EXERCISE GOAL:
Reproduce exactly, with no pictures, each line from the opening of the material down through the line containing "(0,0) rectangle (909,616);".

SUPPLIED MATERIAL:
--- begin ---

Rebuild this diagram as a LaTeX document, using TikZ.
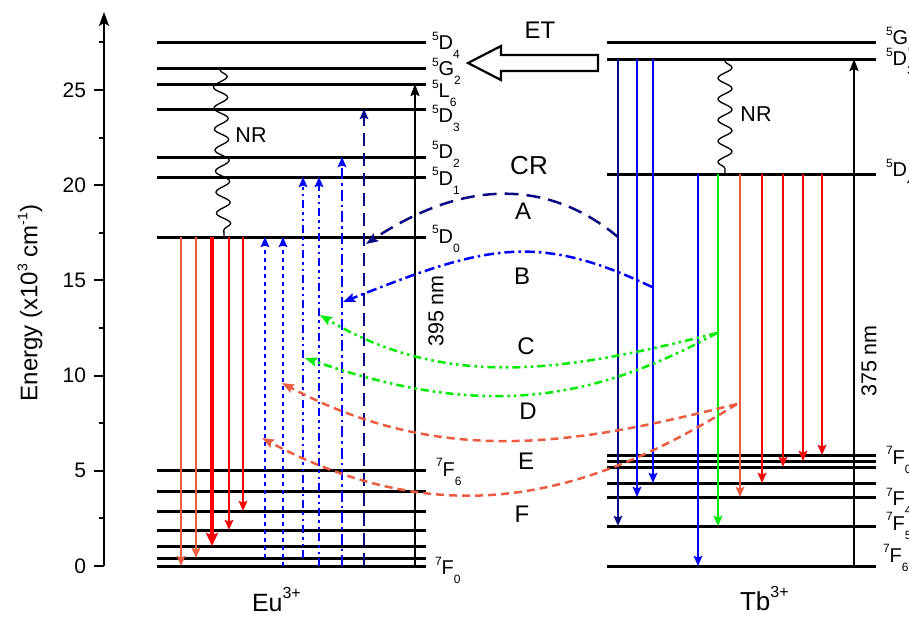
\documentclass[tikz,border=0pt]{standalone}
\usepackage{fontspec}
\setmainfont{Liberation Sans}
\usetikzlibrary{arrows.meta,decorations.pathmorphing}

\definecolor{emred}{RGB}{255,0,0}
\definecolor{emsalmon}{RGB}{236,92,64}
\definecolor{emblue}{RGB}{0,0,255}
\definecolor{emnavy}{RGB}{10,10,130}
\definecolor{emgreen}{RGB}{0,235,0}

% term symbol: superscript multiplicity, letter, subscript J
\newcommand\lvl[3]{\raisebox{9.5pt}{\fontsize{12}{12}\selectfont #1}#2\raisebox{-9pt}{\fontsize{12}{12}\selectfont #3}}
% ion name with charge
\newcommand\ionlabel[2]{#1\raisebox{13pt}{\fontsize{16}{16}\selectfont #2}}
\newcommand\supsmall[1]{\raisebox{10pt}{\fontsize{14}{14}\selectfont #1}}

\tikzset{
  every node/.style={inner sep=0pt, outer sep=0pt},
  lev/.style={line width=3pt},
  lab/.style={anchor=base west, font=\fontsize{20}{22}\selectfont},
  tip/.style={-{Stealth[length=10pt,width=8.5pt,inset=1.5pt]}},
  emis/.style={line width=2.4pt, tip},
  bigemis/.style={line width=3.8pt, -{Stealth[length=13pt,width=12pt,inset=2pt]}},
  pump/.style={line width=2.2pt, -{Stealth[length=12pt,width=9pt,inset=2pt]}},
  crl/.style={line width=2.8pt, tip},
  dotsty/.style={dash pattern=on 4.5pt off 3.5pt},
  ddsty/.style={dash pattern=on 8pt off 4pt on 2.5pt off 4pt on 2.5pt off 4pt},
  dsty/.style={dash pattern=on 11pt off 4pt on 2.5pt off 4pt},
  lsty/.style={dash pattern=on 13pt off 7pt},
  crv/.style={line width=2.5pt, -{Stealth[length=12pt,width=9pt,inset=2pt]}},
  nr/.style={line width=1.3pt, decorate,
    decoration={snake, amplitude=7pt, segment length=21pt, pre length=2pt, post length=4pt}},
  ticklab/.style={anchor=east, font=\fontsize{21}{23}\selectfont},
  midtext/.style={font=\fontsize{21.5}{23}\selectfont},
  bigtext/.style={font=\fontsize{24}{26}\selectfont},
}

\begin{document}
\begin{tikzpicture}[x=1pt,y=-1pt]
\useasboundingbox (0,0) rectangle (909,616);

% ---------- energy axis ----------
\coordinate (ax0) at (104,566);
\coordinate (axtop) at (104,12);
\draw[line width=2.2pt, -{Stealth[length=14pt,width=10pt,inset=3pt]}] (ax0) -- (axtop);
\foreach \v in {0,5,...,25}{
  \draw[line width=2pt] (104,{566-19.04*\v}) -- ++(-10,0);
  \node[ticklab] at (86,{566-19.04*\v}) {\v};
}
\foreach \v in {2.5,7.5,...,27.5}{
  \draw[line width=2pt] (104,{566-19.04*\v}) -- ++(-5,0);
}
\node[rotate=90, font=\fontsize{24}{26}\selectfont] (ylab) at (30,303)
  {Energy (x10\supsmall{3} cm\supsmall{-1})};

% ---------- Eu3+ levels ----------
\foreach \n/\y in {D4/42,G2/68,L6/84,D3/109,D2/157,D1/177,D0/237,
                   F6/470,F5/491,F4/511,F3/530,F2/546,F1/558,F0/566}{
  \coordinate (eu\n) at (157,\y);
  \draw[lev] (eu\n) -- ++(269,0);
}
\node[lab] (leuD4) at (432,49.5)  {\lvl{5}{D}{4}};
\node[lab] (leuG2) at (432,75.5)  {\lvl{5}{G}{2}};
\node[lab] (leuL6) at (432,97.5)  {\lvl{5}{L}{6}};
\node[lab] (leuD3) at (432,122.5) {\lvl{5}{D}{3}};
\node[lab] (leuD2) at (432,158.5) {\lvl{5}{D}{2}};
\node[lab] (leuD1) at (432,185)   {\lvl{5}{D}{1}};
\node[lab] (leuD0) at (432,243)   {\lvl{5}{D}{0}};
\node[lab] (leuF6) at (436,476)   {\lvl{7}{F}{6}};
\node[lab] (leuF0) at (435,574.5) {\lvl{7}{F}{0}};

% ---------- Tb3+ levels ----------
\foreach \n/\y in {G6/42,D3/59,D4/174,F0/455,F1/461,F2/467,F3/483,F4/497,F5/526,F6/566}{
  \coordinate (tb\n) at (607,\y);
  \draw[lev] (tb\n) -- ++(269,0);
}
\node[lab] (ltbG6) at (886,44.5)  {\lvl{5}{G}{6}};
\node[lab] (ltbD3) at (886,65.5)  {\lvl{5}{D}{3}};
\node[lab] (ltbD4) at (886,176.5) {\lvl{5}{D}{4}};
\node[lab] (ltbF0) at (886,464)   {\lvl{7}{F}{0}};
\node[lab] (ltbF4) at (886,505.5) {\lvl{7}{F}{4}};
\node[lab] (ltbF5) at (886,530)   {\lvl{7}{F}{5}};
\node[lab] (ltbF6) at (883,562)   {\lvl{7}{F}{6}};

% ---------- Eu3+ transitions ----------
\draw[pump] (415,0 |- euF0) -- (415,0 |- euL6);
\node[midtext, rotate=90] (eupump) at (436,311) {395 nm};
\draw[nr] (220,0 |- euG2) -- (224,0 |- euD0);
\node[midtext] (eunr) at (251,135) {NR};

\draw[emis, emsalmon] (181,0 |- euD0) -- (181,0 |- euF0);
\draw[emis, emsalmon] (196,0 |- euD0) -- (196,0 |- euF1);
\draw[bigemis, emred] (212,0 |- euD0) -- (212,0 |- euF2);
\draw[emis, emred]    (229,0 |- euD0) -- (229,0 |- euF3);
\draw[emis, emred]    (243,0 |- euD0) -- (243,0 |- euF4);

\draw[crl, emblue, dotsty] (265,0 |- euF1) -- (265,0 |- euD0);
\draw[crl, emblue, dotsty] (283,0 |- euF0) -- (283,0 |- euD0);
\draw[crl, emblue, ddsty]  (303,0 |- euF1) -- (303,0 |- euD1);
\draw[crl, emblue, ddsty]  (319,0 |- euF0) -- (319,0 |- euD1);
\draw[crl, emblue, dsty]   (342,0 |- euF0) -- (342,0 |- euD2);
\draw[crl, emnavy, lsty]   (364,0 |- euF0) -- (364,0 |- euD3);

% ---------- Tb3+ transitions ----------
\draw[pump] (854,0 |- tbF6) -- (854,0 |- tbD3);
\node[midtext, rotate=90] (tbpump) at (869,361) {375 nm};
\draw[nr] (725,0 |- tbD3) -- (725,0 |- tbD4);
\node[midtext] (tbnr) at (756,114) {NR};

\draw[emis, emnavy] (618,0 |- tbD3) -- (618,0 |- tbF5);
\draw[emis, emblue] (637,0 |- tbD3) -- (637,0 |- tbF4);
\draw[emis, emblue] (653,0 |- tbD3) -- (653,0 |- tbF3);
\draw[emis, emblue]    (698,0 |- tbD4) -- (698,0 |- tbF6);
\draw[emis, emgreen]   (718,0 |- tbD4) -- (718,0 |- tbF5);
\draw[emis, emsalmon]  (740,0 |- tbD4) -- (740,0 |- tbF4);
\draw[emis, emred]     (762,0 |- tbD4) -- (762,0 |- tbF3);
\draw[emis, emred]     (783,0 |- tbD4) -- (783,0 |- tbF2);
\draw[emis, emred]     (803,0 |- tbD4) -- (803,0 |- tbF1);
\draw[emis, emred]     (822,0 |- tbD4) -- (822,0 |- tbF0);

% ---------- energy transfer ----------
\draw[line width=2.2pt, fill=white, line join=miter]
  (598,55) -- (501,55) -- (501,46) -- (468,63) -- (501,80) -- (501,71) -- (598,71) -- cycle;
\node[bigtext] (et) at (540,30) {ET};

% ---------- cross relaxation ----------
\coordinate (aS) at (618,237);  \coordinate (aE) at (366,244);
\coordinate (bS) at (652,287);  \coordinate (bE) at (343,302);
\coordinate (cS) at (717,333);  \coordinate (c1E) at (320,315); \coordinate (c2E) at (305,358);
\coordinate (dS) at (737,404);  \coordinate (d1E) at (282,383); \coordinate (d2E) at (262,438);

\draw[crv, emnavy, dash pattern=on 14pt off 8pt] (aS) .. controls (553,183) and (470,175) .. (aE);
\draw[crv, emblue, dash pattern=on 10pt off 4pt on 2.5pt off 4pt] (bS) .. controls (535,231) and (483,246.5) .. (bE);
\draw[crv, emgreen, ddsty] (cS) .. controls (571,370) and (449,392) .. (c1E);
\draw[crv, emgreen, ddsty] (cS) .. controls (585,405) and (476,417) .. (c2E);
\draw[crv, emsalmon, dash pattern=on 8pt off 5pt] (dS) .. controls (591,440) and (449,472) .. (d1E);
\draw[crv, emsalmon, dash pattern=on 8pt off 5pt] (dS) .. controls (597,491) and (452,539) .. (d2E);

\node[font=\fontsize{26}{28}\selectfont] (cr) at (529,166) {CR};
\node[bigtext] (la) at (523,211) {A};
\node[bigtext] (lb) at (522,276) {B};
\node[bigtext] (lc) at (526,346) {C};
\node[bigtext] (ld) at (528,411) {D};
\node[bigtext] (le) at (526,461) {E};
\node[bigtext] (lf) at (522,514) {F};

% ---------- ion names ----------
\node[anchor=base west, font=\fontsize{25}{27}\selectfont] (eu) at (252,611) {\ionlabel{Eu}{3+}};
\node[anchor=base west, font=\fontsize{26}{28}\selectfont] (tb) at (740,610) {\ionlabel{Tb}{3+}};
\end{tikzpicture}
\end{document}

--- end ---

THE RESULT:
Rebuild this diagram as a LaTeX document, using TikZ.
\documentclass[tikz,border=0pt]{standalone}
\usepackage{fontspec}
\setmainfont{Liberation Sans}
\usetikzlibrary{arrows.meta,decorations.pathmorphing}

\definecolor{emred}{RGB}{255,0,0}
\definecolor{emsalmon}{RGB}{236,92,64}
\definecolor{emblue}{RGB}{0,0,255}
\definecolor{emnavy}{RGB}{10,10,130}
\definecolor{emgreen}{RGB}{0,235,0}

% term symbol: superscript multiplicity, letter, subscript J
\newcommand\lvl[3]{\raisebox{9.5pt}{\fontsize{12}{12}\selectfont #1}#2\raisebox{-9pt}{\fontsize{12}{12}\selectfont #3}}
% ion name with charge
\newcommand\ionlabel[2]{#1\raisebox{13pt}{\fontsize{16}{16}\selectfont #2}}
\newcommand\supsmall[1]{\raisebox{10pt}{\fontsize{14}{14}\selectfont #1}}

\tikzset{
  every node/.style={inner sep=0pt, outer sep=0pt},
  lev/.style={line width=3pt},
  lab/.style={anchor=base west, font=\fontsize{20}{22}\selectfont},
  tip/.style={-{Stealth[length=10pt,width=8.5pt,inset=1.5pt]}},
  emis/.style={line width=2.4pt, tip},
  bigemis/.style={line width=3.8pt, -{Stealth[length=13pt,width=12pt,inset=2pt]}},
  pump/.style={line width=2.2pt, -{Stealth[length=12pt,width=9pt,inset=2pt]}},
  crl/.style={line width=2.8pt, tip},
  dotsty/.style={dash pattern=on 4.5pt off 3.5pt},
  ddsty/.style={dash pattern=on 8pt off 4pt on 2.5pt off 4pt on 2.5pt off 4pt},
  dsty/.style={dash pattern=on 11pt off 4pt on 2.5pt off 4pt},
  lsty/.style={dash pattern=on 13pt off 7pt},
  crv/.style={line width=2.5pt, -{Stealth[length=12pt,width=9pt,inset=2pt]}},
  nr/.style={line width=1.3pt, decorate,
    decoration={snake, amplitude=7pt, segment length=21pt, pre length=2pt, post length=4pt}},
  ticklab/.style={anchor=east, font=\fontsize{21}{23}\selectfont},
  midtext/.style={font=\fontsize{21.5}{23}\selectfont},
  bigtext/.style={font=\fontsize{24}{26}\selectfont},
}

\begin{document}
\begin{tikzpicture}[x=1pt,y=-1pt]
\useasboundingbox (0,0) rectangle (909,616);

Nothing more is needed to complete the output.